One big advantage of a living trust is that it doesn’t have to go through probate. Here in California where estates of $150,000 or more often must be handled in probate court, placing your assets in a revocable living trust that you manage while you’re alive can save your loved ones an expensive, complicated process after you’re gone. By avoiding probate, which is a public process, you also protect your privacy and that of your heirs and beneficiaries.
Your attorney can help you determine which assets it’s wise to place in a living trust — such as your home and bank accounts, for example. It’s typically unnecessary, however, to include accounts like 401(k)s that go directly to the named beneficiaries.
Having a living trust doesn’t necessarily mean that you shouldn’t have a will. Your attorney may recommend what’s called a “pour-over” will for assets that are not included in the trust — perhaps accidentally left out. Your estate plan may also include documents to designate powers of attorney for people whom you want to handle health care and financial decisions for you if you’re unable to do so.
Everyone’s situation is different.
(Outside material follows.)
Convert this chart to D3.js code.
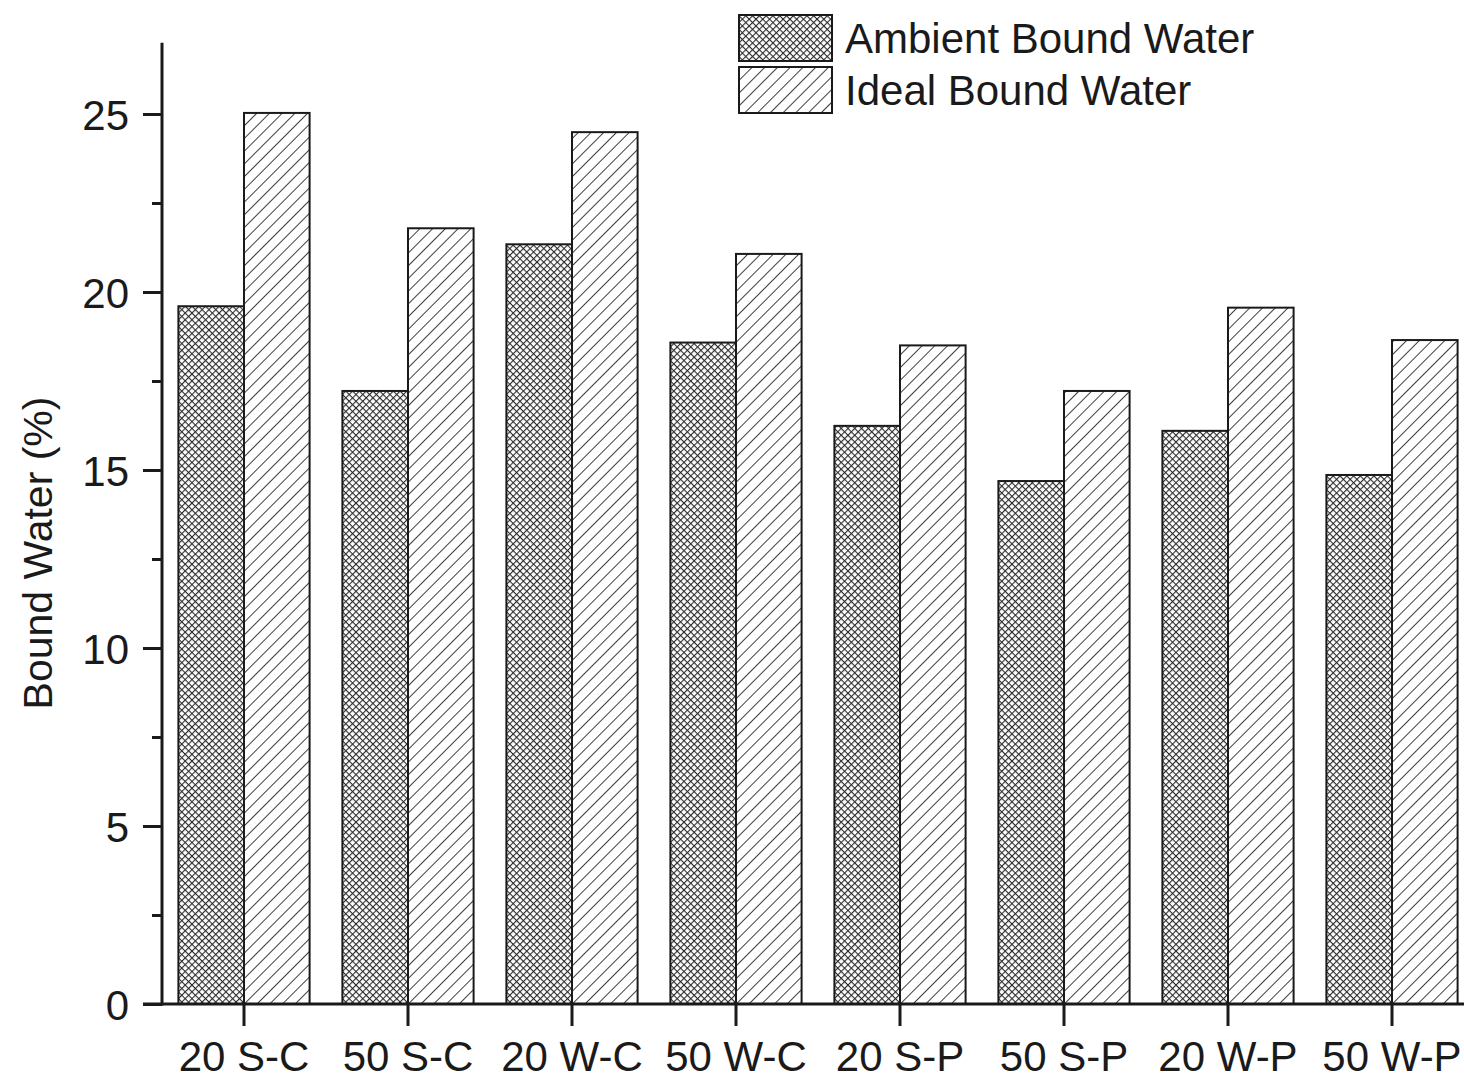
<!DOCTYPE html>
<html>
<head>
<meta charset="utf-8">
<script src="https://cdn.jsdelivr.net/npm/d3@7"></script>
<style>
  body { margin: 0; background: #fff; }
  svg { display: block; }
  text { font-family: "Liberation Sans", Arial, sans-serif; fill: #1a1a1a; }
</style>
</head>
<body>
<svg width="1464" height="1080"></svg>
<script>
const categories = ['20 S-C', '50 S-C', '20 W-C', '50 W-C', '20 S-P', '50 S-P', '20 W-P', '50 W-P'];
const seriesNames = ['Ambient Bound Water', 'Ideal Bound Water'];
const ambient = [19.6, 17.22, 21.34, 18.58, 16.24, 14.69, 16.1, 14.86];
const ideal = [25.03, 21.79, 24.49, 21.07, 18.5, 17.22, 19.56, 18.65];
const yTicks = [0, 5, 10, 15, 20, 25];
const yMinorTicks = [2.5, 7.5, 12.5, 17.5, 22.5];

const svg = d3.select('svg');
const width = +svg.attr('width');
const ink = '#1a1a1a';

const axisX = 162, baseY = 1004;

// patterns
const defs = svg.append('defs');
const cross = defs.append('pattern')
  .attr('id', 'cross')
  .attr('patternUnits', 'userSpaceOnUse')
  .attr('width', 4.8).attr('height', 4.8)
  .attr('patternTransform', 'rotate(45)');
cross.append('rect').attr('width', 4.8).attr('height', 4.8).attr('fill', '#fff');
cross.append('line').attr('x1', 0).attr('y1', 0).attr('x2', 0).attr('y2', 4.8)
  .attr('stroke', '#2a2a2a').attr('stroke-width', 2.2);
cross.append('line').attr('x1', 0).attr('y1', 0).attr('x2', 4.8).attr('y2', 0)
  .attr('stroke', '#2a2a2a').attr('stroke-width', 2.2);

const hatch = defs.append('pattern')
  .attr('id', 'hatch')
  .attr('patternUnits', 'userSpaceOnUse')
  .attr('width', 9).attr('height', 9)
  .attr('patternTransform', 'rotate(45)');
hatch.append('rect').attr('width', 9).attr('height', 9).attr('fill', '#fff');
hatch.append('line').attr('x1', 0).attr('y1', 0).attr('x2', 0).attr('y2', 9)
  .attr('stroke', '#2a2a2a').attr('stroke-width', 1.8);

const fills = ['url(#cross)', 'url(#hatch)'];

const x = d3.scaleBand()
  .domain(categories)
  .range([axisX, axisX + 164 * 8])
  .paddingInner(0.2)
  .paddingOuter(0.1);

const xSub = d3.scaleBand()
  .domain(seriesNames)
  .range([0, x.bandwidth()]);

const y = d3.scaleLinear()
  .domain([0, 27])
  .range([baseY, baseY - 27 * 35.6]);

const data = categories.map((c, i) => ({ cat: c, values: [ambient[i], ideal[i]] }));

// bars
const groups = svg.append('g').selectAll('g').data(data)
  .enter().append('g')
    .attr('transform', d => `translate(${x(d.cat)},0)`);

groups.selectAll('rect')
  .data(d => d.values.map((v, k) => ({ key: seriesNames[k], value: v, k })))
  .enter().append('rect')
    .attr('x', d => xSub(d.key))
    .attr('y', d => y(d.value))
    .attr('width', xSub.bandwidth())
    .attr('height', d => baseY - y(d.value))
    .attr('fill', d => fills[d.k])
    .attr('stroke', ink)
    .attr('stroke-width', 2);

// y axis
const yAxis = d3.axisLeft(y)
  .tickValues(yTicks)
  .tickSize(19)
  .tickPadding(14)
  .tickFormat(d3.format('d'));

const yAxisG = svg.append('g')
  .attr('transform', `translate(${axisX},0)`)
  .call(yAxis);
yAxisG.select('.domain').remove();
yAxisG.selectAll('.tick line').attr('stroke', ink).attr('stroke-width', 3);
yAxisG.selectAll('.tick text')
  .attr('font-size', 42)
  .attr('fill', ink)
  .attr('dy', '0.36em');

svg.append('g')
  .attr('transform', `translate(${axisX},0)`)
  .call(d3.axisLeft(y).tickValues(yMinorTicks).tickSize(10).tickFormat(''))
  .call(g => g.select('.domain').remove())
  .selectAll('.tick line').attr('stroke', ink).attr('stroke-width', 3);

svg.append('line')
  .attr('x1', axisX).attr('x2', axisX)
  .attr('y1', y(27)).attr('y2', baseY + 1.5)
  .attr('stroke', ink).attr('stroke-width', 3);

// x axis
const xCenter = d => x(d) + x.bandwidth() / 2;
svg.append('line')
  .attr('x1', 143).attr('x2', width)
  .attr('y1', baseY).attr('y2', baseY)
  .attr('stroke', ink).attr('stroke-width', 3);

const xTicks = svg.append('g').selectAll('g').data(categories)
  .enter().append('g')
    .attr('transform', d => `translate(${xCenter(d)},${baseY})`);
xTicks.append('line')
  .attr('y2', 22)
  .attr('stroke', ink).attr('stroke-width', 3);
xTicks.append('text')
  .attr('y', 67)
  .attr('text-anchor', 'middle')
  .attr('font-size', 42)
  .text(d => d);

// y label
svg.append('text')
  .attr('transform', `translate(52,553) rotate(-90)`)
  .attr('text-anchor', 'middle')
  .attr('font-size', 41)
  .text('Bound Water (%)');

// legend
const legend = svg.append('g').attr('transform', 'translate(739,15)');
const li = legend.selectAll('g').data(seriesNames)
  .enter().append('g')
    .attr('transform', (d, i) => `translate(0,${i * 52})`);
li.append('rect')
  .attr('width', 93).attr('height', 46)
  .attr('fill', (d, i) => fills[i])
  .attr('stroke', ink).attr('stroke-width', 2);
li.append('text')
  .attr('x', 106).attr('y', 38)
  .attr('font-size', 42)
  .text(d => d);
</script>
</body>
</html>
That’s why it’s important to discuss yours with an experienced estate planning attorney who can recommend the best method for ensuring that your wishes are carried out after you’re gone and minimizing the time, expense and stress of handling your estate for your loved ones.
How do community property laws impact inheritances?
People often think that California’s community property laws are only relevant when couples divorce. However, they also apply to how property is disbursed and how debts are handled after someone’s death.
Under our community property laws, everything that spouses earn or receive (with the exception of gifts and inheritances received by one partner) during the marriage is considered joint (and therefore community) property. That means each spouse owns half of it. Likewise, each spouse is also responsible for half of all debt accumulated during the marriage.
Some individual property can become community property if it’s commingled with joint property. An example would be if a spouse receives an inheritance from a sibling and deposits it in an account that they have with their husband or wife.
Another term that may be relevant when a spouse dies is “quasi-community property.” If a couple purchased a home in another state (whether a community property state or not) during their marriage, it’s considered community property.
These community property laws come into play when a person dies without a will (intestate). If that person has no surviving children, grandchildren, parents or siblings, their spouse is entitled to inherit the deceased person’s share of their community property. They’re also entitled to their spouse’s separate property — the property they brought into the marriage. If a person with children or grandchildren dies intestate, the spouse is required by law to share the inheritance with those family members.
If a married person in California makes a will, they have to do so in accordance with the state’s community property laws. You can leave your share of your community property to someone other than your spouse. However, they’re entitled by law to their half of it.
It should be noted that domestic partnerships are subject to the same community property laws as marriages. However, common law marriages aren’t. It would be up to a court to determine what a person who claimed to be in a common law marriage would be able to inherit from their deceased partner.
California probate laws are unique and complicated — not unlike many of our other laws. Whether you’re dealing with the death of a spouse or you’re considering putting an estate plan in place, it’s essential to seek the help of an experienced estate planning attorney.